» **What you need to do**:
Pictures excluded, reproduce exactly the lines below from the one with "Generate a web" through the one with "['100mg/dl', '150mg/dl', '200mg/dl', '250mg/dl', '300mg/dl'];", both included.

» **Listed entries**:
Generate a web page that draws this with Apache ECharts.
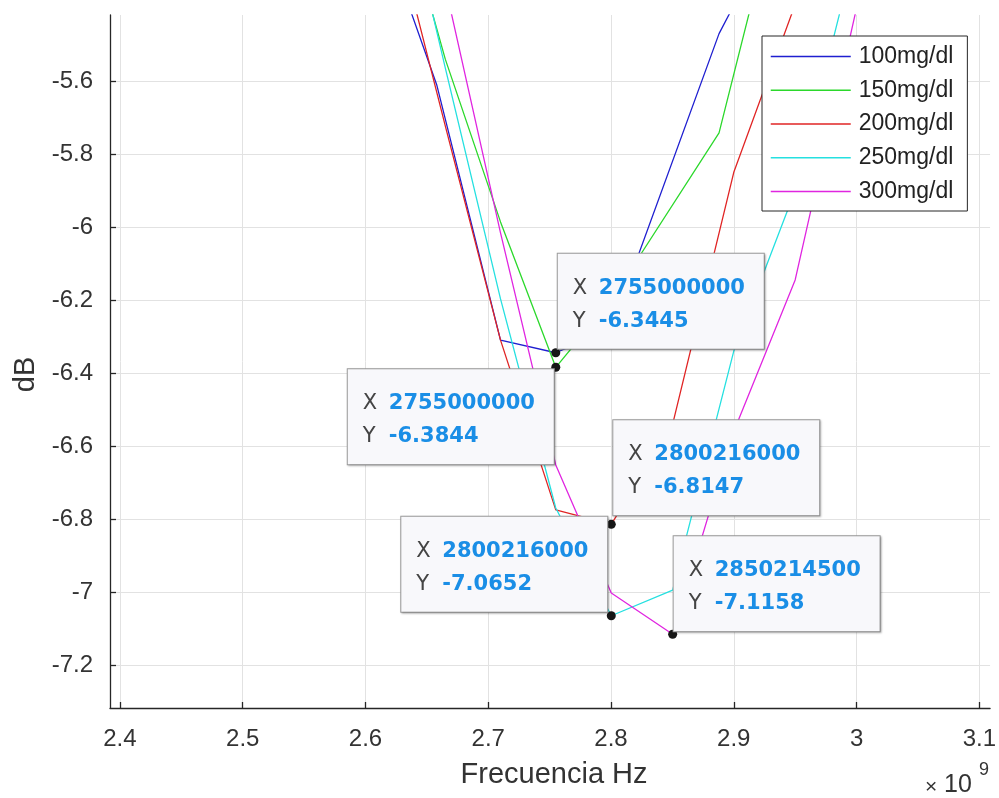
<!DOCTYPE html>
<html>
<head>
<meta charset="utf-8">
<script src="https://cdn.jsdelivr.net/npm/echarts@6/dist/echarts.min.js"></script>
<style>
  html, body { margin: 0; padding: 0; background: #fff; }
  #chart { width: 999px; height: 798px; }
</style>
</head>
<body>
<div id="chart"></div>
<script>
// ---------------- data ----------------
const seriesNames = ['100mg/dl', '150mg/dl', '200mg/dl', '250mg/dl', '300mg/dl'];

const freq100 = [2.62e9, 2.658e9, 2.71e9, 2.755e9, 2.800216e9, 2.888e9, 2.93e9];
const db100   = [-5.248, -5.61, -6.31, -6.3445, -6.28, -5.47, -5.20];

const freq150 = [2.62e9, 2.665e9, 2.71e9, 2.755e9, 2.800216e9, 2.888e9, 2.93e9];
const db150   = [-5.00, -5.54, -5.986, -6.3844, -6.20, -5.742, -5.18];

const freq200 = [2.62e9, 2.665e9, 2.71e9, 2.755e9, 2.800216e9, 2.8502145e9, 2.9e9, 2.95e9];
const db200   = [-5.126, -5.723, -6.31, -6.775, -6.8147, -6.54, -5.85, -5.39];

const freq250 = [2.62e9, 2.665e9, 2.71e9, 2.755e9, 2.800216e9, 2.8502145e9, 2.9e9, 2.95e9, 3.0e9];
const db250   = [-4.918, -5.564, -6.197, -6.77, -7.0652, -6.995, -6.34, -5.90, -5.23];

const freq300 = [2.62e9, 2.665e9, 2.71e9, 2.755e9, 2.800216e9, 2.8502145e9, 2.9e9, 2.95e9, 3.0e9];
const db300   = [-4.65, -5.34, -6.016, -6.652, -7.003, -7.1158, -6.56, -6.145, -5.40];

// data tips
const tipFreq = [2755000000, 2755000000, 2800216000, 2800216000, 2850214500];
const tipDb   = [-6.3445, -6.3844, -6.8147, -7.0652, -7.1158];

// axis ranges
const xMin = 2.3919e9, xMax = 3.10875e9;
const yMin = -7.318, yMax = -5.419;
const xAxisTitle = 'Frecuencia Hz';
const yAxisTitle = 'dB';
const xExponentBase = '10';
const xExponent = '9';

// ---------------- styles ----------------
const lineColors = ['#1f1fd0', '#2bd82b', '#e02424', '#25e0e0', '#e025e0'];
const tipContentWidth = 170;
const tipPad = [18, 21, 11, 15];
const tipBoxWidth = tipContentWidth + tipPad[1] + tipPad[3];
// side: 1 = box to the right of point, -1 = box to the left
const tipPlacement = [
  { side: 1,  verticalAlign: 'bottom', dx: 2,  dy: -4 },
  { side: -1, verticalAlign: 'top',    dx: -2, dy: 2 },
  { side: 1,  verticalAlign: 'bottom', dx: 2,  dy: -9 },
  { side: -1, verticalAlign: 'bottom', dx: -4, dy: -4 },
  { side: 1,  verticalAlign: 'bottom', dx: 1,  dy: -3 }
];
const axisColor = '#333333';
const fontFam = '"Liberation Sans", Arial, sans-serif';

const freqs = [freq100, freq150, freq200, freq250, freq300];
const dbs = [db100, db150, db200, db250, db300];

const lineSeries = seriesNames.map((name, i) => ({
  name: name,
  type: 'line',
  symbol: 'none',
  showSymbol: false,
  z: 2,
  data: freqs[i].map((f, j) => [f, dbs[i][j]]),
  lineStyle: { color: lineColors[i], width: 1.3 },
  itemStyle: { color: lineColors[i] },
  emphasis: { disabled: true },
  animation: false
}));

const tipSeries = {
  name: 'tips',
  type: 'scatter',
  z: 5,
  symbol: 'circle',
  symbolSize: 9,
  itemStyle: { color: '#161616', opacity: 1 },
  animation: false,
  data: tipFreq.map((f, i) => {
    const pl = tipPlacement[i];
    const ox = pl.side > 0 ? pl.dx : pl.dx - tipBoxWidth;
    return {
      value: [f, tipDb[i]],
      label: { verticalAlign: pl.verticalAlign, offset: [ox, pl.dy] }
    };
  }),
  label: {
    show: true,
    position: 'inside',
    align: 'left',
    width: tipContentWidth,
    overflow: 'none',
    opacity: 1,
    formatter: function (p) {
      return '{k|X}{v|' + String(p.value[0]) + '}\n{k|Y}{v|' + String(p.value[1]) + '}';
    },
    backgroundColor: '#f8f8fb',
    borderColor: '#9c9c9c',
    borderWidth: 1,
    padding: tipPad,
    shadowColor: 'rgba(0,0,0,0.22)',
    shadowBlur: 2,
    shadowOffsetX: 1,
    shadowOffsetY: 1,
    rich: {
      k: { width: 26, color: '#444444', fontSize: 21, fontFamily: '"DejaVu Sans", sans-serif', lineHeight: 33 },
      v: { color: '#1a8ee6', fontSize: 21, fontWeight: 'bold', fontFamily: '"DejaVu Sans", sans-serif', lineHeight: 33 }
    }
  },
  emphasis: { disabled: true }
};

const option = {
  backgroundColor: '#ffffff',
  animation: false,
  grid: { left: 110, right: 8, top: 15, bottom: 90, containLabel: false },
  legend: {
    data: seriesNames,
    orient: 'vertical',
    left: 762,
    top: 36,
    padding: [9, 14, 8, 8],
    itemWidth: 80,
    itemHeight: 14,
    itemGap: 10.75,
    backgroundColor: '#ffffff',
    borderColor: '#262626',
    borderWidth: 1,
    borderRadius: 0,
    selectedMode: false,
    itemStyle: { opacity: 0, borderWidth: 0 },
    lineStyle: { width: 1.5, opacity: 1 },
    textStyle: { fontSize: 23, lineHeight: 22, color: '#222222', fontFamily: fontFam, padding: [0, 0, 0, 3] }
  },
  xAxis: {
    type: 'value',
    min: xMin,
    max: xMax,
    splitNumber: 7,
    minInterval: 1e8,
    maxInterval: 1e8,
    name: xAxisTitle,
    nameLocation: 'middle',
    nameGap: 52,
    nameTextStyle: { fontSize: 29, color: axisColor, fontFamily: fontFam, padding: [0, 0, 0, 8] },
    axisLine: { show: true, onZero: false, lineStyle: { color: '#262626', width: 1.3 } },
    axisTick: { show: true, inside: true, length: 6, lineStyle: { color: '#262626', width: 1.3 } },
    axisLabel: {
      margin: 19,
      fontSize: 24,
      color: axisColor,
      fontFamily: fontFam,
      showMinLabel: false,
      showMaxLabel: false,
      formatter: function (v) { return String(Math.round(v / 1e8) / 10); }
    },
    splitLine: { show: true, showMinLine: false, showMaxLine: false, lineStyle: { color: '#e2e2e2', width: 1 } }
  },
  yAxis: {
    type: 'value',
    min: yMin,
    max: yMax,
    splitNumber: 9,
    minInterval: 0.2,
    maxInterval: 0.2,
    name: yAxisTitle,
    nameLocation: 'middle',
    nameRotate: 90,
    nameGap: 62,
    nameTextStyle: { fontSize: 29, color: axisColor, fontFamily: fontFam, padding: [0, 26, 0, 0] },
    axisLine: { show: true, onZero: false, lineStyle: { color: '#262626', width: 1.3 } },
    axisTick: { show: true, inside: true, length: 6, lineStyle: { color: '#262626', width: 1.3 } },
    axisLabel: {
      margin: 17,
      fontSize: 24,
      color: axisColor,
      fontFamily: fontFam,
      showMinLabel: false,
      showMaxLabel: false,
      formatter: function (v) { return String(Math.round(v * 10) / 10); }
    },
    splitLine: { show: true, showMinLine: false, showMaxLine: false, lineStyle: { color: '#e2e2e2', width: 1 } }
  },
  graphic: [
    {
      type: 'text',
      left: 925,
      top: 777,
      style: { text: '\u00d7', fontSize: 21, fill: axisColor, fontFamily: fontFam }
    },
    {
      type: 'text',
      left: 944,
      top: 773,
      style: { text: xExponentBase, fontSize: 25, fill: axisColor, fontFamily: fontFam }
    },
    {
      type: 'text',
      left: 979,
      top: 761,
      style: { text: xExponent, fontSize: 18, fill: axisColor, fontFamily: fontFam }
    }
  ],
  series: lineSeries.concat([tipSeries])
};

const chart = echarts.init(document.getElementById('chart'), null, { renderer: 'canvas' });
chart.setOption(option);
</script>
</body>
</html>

---

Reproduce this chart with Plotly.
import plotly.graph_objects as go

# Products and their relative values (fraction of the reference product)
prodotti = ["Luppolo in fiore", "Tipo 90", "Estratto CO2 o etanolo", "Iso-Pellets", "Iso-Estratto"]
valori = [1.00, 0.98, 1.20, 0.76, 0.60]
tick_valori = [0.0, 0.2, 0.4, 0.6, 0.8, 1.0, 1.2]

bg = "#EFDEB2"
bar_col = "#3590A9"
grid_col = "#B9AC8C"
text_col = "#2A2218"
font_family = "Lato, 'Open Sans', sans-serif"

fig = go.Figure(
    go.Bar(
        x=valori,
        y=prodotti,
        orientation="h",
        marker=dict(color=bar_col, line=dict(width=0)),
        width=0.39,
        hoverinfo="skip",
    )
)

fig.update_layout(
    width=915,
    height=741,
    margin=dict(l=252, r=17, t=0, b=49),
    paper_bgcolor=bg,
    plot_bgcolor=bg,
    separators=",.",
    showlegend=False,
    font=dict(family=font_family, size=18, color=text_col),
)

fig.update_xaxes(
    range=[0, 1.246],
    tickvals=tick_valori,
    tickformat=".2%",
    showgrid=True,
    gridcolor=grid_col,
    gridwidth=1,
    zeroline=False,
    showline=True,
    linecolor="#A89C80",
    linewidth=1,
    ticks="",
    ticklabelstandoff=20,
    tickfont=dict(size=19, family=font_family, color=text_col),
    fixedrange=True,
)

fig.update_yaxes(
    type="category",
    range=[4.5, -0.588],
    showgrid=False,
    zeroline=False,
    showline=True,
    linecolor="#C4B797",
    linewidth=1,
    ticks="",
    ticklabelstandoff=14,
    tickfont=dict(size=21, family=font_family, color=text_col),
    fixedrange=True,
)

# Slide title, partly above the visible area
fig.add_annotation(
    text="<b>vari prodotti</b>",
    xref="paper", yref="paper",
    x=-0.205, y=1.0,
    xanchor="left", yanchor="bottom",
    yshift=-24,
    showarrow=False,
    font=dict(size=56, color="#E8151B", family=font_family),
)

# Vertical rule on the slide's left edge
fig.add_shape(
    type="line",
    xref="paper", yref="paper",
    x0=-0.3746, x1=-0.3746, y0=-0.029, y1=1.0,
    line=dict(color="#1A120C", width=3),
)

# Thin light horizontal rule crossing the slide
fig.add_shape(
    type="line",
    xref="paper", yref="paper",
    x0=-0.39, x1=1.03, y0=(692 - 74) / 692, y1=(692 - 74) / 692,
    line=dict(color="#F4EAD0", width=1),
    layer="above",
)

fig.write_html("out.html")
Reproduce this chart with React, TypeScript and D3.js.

» **Solution to the exercise**:
Generate a web page that draws this with Apache ECharts.
<!DOCTYPE html>
<html>
<head>
<meta charset="utf-8">
<script src="https://cdn.jsdelivr.net/npm/echarts@6/dist/echarts.min.js"></script>
<style>
  html, body { margin: 0; padding: 0; background: #fff; }
  #chart { width: 999px; height: 798px; }
</style>
</head>
<body>
<div id="chart"></div>
<script>
// ---------------- data ----------------
const seriesNames = ['100mg/dl', '150mg/dl', '200mg/dl', '250mg/dl', '300mg/dl'];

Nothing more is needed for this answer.